2007/01/31

Tia Dé

Sentada no seu sofá branco, com uma mantinha azul a tapar-lhe as pernas, a minha tia vigia os movimentos da sobrinha pequena, não vá ela tropeçar, cair, bater com a cabeça na esquina da mesa e fazer um traumatismo craniano, era uma chatice. Chego com a minha mãe. Apesar do frio, trazemos connosco a alarido próprio das mulheres do sul. A minha filha Dimdim enrola-se nos nossos pés como se fosse uma gata. É a sua maneira de nos dizer olá.
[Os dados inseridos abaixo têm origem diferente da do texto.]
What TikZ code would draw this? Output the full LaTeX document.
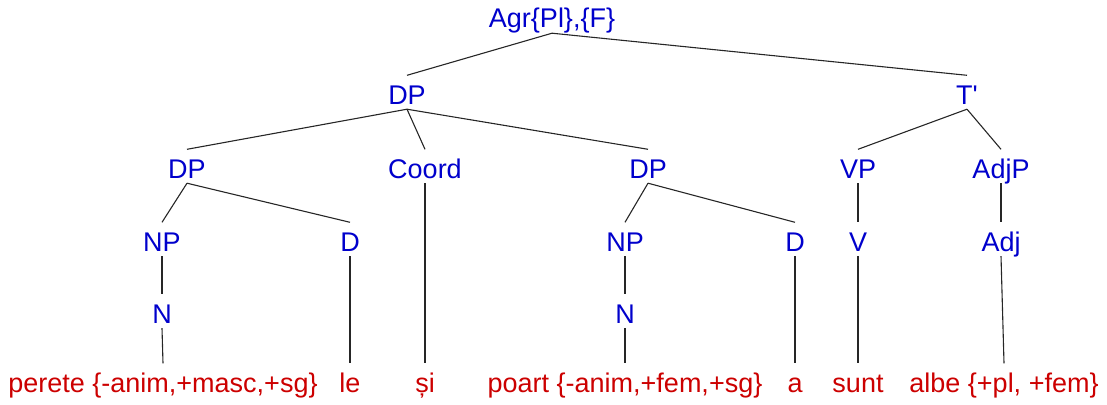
\documentclass[tikz,border=0pt]{standalone}
\usepackage{fontspec}
\setmainfont{Liberation Sans}[Ligatures=TeXOff]
\usetikzlibrary{positioning}
\definecolor{catblue}{RGB}{0,0,204}
\definecolor{wordred}{RGB}{204,0,0}
\tikzset{
    x=1pt, y=-1pt, % one unit is one pixel of the picture
    every node/.style={font=\fontsize{27}{32}\selectfont, anchor=base,
        inner xsep=0pt, inner ysep=5pt, text height=23.5pt, text depth=0pt}, % lines start under the baseline
    cat/.style={text=catblue}, % syntactic categories
    word/.style={text=wordred}, % the words at the leaves
    branch/.style={draw=black!85, line width=1.1pt}, % tree branches
}
\begin{document}
\begin{tikzpicture}
            \useasboundingbox (0,0) rectangle (1107,404);
            % categories
            \node[cat] (agr) at (552,28) {Agr\{Pl\},\{F\}};
            \node[cat] (dp) at (407,104) {DP};
            \node[cat] (tbar) at (967,104) {T'};
            \node[cat] (dpl) at (187,178) {DP};
            \node[cat] (coord) at (425,178) {Coord};
            \node[cat] (dpr) at (648,178) {DP};
            \node[cat] (vp) at (858,178) {VP};
            \node[cat] (adjp) at (1001,178) {AdjP};
            \node[cat] (npl) at (162,251) {NP};
            \node[cat] (dl) at (350,251) {D};
            \node[cat] (npr) at (625,251) {NP};
            \node[cat] (dr) at (795,251) {D};
            \node[cat] (v) at (858,251) {V};
            \node[cat] (adj) at (1001,251) {Adj};
            \node[cat] (nl) at (162,323) {N};
            \node[cat] (nr) at (625,323) {N};
            % words
            \node[word] (perete) at (163,392) {perete \{-anim,+masc,+sg\}};
            \node[word] (le) at (350,392) {le};
            \node[word] (si) at (425,392) {și};
            \node[word] (poart) at (625,392) {poart \{-anim,+fem,+sg\}};
            \node[word] (a) at (795,392) {a};
            \node[word] (sunt) at (858,392) {sunt};
            \node[word] (albe) at (1004,392) {albe \{+pl, +fem\}};

            \draw[branch]   (agr.south) edge (dp.north)
                    (agr.south) edge (tbar.north)
                    (dp.south) edge (dpl.north)
                    (dp.south) edge (coord.north)
                    (dp.south) edge (dpr.north)
                    (tbar.south) edge (vp.north)
                    (tbar.south) edge (adjp.north)
                    (dpl.south) edge (npl.north)
                    (dpl.south) edge (dl.north)
                    (dpr.south) edge (npr.north)
                    (dpr.south) edge (dr.north)
                    (vp.south) edge (v.north)
                    (adjp.south) edge (adj.north)
                    (npl.south) edge (nl.north)
                    (npr.south) edge (nr.north)
                    (nl.south) edge (perete.north)
                    (dl.south) edge (le.north)
                    (coord.south) edge (si.north)
                    (nr.south) edge (poart.north)
                    (dr.south) edge (a.north)
                    (v.south) edge (sunt.north)
                    (adj.south) edge (albe.north);
        \end{tikzpicture}
\end{document}
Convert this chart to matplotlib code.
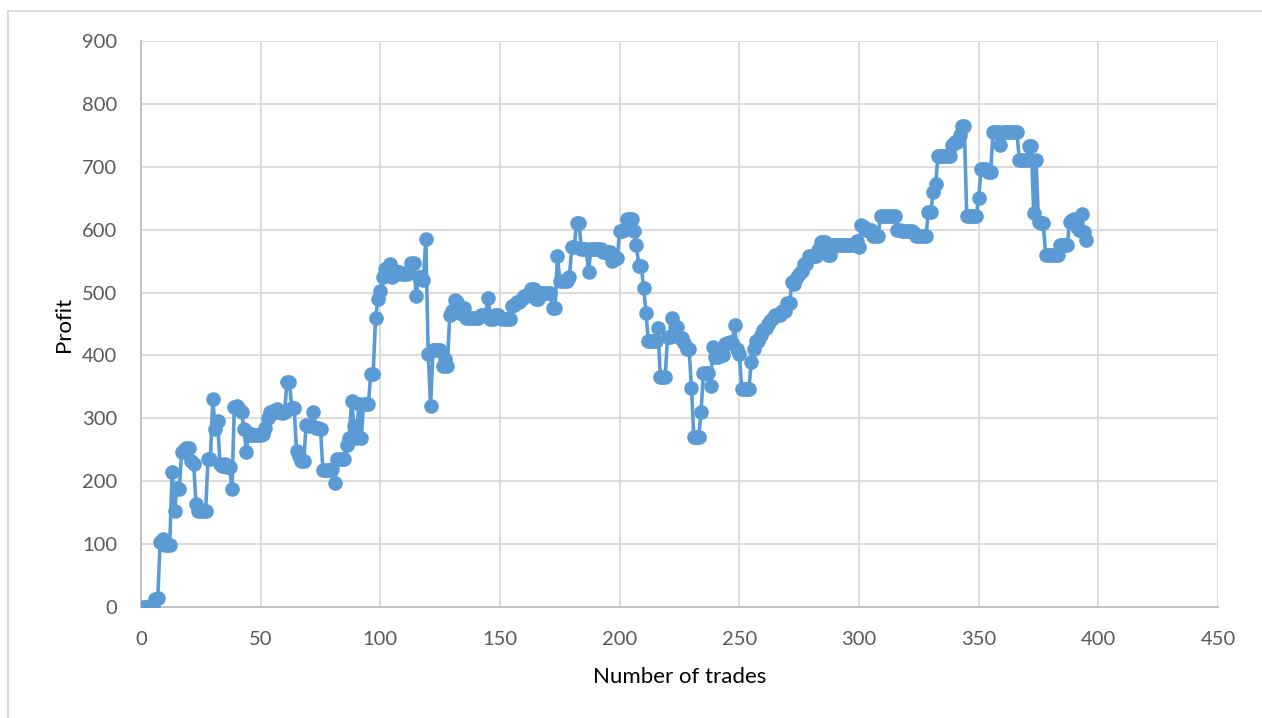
import matplotlib
matplotlib.use("Agg")
import matplotlib.pyplot as plt
from matplotlib.lines import Line2D

# cumulative profit after each trade
profit = [
    0, 0, 0, 0, 2, 13, 14, 103, 108, 98,
    98, 98, 215, 152, 190, 188, 247, 250, 253, 253,
    232, 228, 163, 152, 152, 152, 152, 236, 236, 330,
    283, 295, 228, 225, 228, 222, 222, 187, 318, 320,
    315, 310, 283, 247, 276, 273, 273, 273, 273, 273,
    275, 285, 300, 310, 308, 313, 315, 310, 308, 310,
    357, 357, 316, 316, 248, 240, 232, 232, 290, 288,
    290, 310, 285, 285, 283, 218, 218, 218, 218, 220,
    197, 235, 236, 236, 236, 258, 268, 328, 288, 268,
    323, 268, 323, 323, 323, 370, 370, 459, 490, 502,
    525, 538, 540, 545, 525, 535, 530, 533, 530, 530,
    530, 535, 547, 547, 495, 525, 525, 520, 585, 403,
    320, 408, 408, 408, 408, 383, 395, 383, 465, 470,
    488, 485, 468, 470, 475, 460, 460, 460, 460, 460,
    460, 465, 465, 465, 492, 458, 458, 465, 465, 460,
    458, 458, 458, 458, 478, 480, 485, 485, 490, 495,
    495, 500, 505, 505, 490, 490, 500, 500, 500, 500,
    500, 475, 475, 558, 518, 518, 518, 518, 525, 572,
    572, 610, 610, 570, 570, 570, 533, 570, 570, 570,
    570, 570, 565, 565, 565, 565, 550, 555, 555, 598,
    598, 600, 617, 617, 617, 598, 575, 543, 543, 508,
    468, 423, 423, 423, 423, 443, 365, 365, 365, 430,
    430, 460, 445, 445, 428, 428, 420, 410, 410, 348,
    270, 270, 270, 310, 372, 372, 372, 352, 413, 398,
    398, 400, 400, 418, 420, 422, 420, 448, 410, 403,
    347, 347, 347, 347, 390, 410, 423, 423, 432, 440,
    443, 450, 455, 460, 465, 465, 465, 470, 470, 483,
    483, 517, 513, 525, 530, 535, 545, 545, 558, 558,
    558, 558, 568, 580, 580, 580, 560, 560, 575, 575,
    575, 575, 575, 575, 575, 575, 575, 578, 582, 572,
    607, 605, 600, 600, 600, 590, 590, 590, 622, 622,
    622, 622, 622, 622, 622, 600, 600, 598, 598, 598,
    598, 598, 595, 590, 590, 590, 590, 590, 628, 628,
    660, 672, 717, 717, 717, 717, 717, 717, 735, 740,
    740, 750, 765, 765, 622, 622, 622, 622, 622, 650,
    697, 697, 697, 692, 692, 755, 755, 755, 735, 755,
    755, 755, 755, 755, 755, 755, 710, 710, 710, 710,
    733, 733, 627, 710, 612, 610, 610, 560, 560, 560,
    560, 560, 560, 575, 575, 575, 575, 612, 615, 617,
    605, 600, 625, 597, 583,
]
trades = list(range(1, len(profit) + 1))

x_ticks = list(range(0, 451, 50))
y_ticks = list(range(0, 901, 100))

blue = "#5B9BD5"
grid_grey = "#D9D9D9"
text_grey = "#595959"

plt.rcParams["font.family"] = ["Lato", "DejaVu Sans"]

fig = plt.figure(figsize=(12.62, 7.18), dpi=100)
ax = fig.add_axes([141 / 1262, 1 - 607 / 718, (1218 - 141) / 1262, (607 - 41) / 718])

ax.plot(trades, profit, color=blue, linewidth=2.6, marker="o",
        markersize=9.5, markerfacecolor=blue, markeredgecolor=blue,
        solid_joinstyle="round", zorder=3)

ax.set_xlim(0, 450)
ax.set_ylim(0, 900)
ax.set_xticks(x_ticks)
ax.set_yticks(y_ticks)
ax.grid(True, color=grid_grey, linewidth=1.3)
ax.set_axisbelow(True)
for side in ["top", "right"]:
    ax.spines[side].set_visible(False)
for side in ["left", "bottom"]:
    ax.spines[side].set_color("#BFBFBF")
    ax.spines[side].set_linewidth(1.3)
ax.tick_params(length=0, labelsize=14.5, labelcolor=text_grey)
ax.tick_params(axis="y", pad=17)
ax.tick_params(axis="x", pad=17)

ax.set_xlabel("Number of trades", fontsize=16, color="black", labelpad=14)
ax.set_ylabel("Profit", fontsize=16, color="black", labelpad=6)

# chart area border
fig.add_artist(Line2D([8 / 1262, 1], [1 - 11 / 718, 1 - 11 / 718],
                      transform=fig.transFigure, color=grid_grey, linewidth=1.3))
fig.add_artist(Line2D([8 / 1262, 8 / 1262], [0, 1 - 11 / 718],
                      transform=fig.transFigure, color=grid_grey, linewidth=1.3))

fig.savefig("out.png", dpi=100)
Na televisão, um crocodilo gigante descansa sobre a mornidão das areias de um mangue. Enquanto espero que o chá de lúcia-lima arrefeça, decido arreliar a minha tia, tão confortável e regaladinha no seu sofá branco. Tia, sabes que andamos a pensar em ir viver para a Índia?, digo-lhe sem tirar os olhos do terrível predador de olhos esbugalhados. Ela estremece e deixa que um silêncio tumular poise sobre a sala. Depois, gaguejando, diz Ó filha, tu és irreal, irreal, completamente maluca! E faz o gesto com o dedo. Apesar das minhas gargalhadas, ela continua. Aquilo é bom para passar férias, agora para viver! Aquela desgraça! Tu eras capaz de fazer isso aos teus filhos? E faz um ar recriminador como se morar na Índia fosse o mesmo que mandá-los para um colégio interno ou abandoná-los à porta de casa da Bárbara Guimarães e do Manuel Maria (não concebo maior desgraça para uma criança do que ter tais progenitores). Por fim, sossego-a. Ela ri-se, aliviada. Dá umas gargalhadinhas maravilhosas que parecem soluços de gente pequena. Quase lhe cai a dentadura. Mas o riso dela esconde um nervoso miudinho. Conhece-me bem a tia Dé.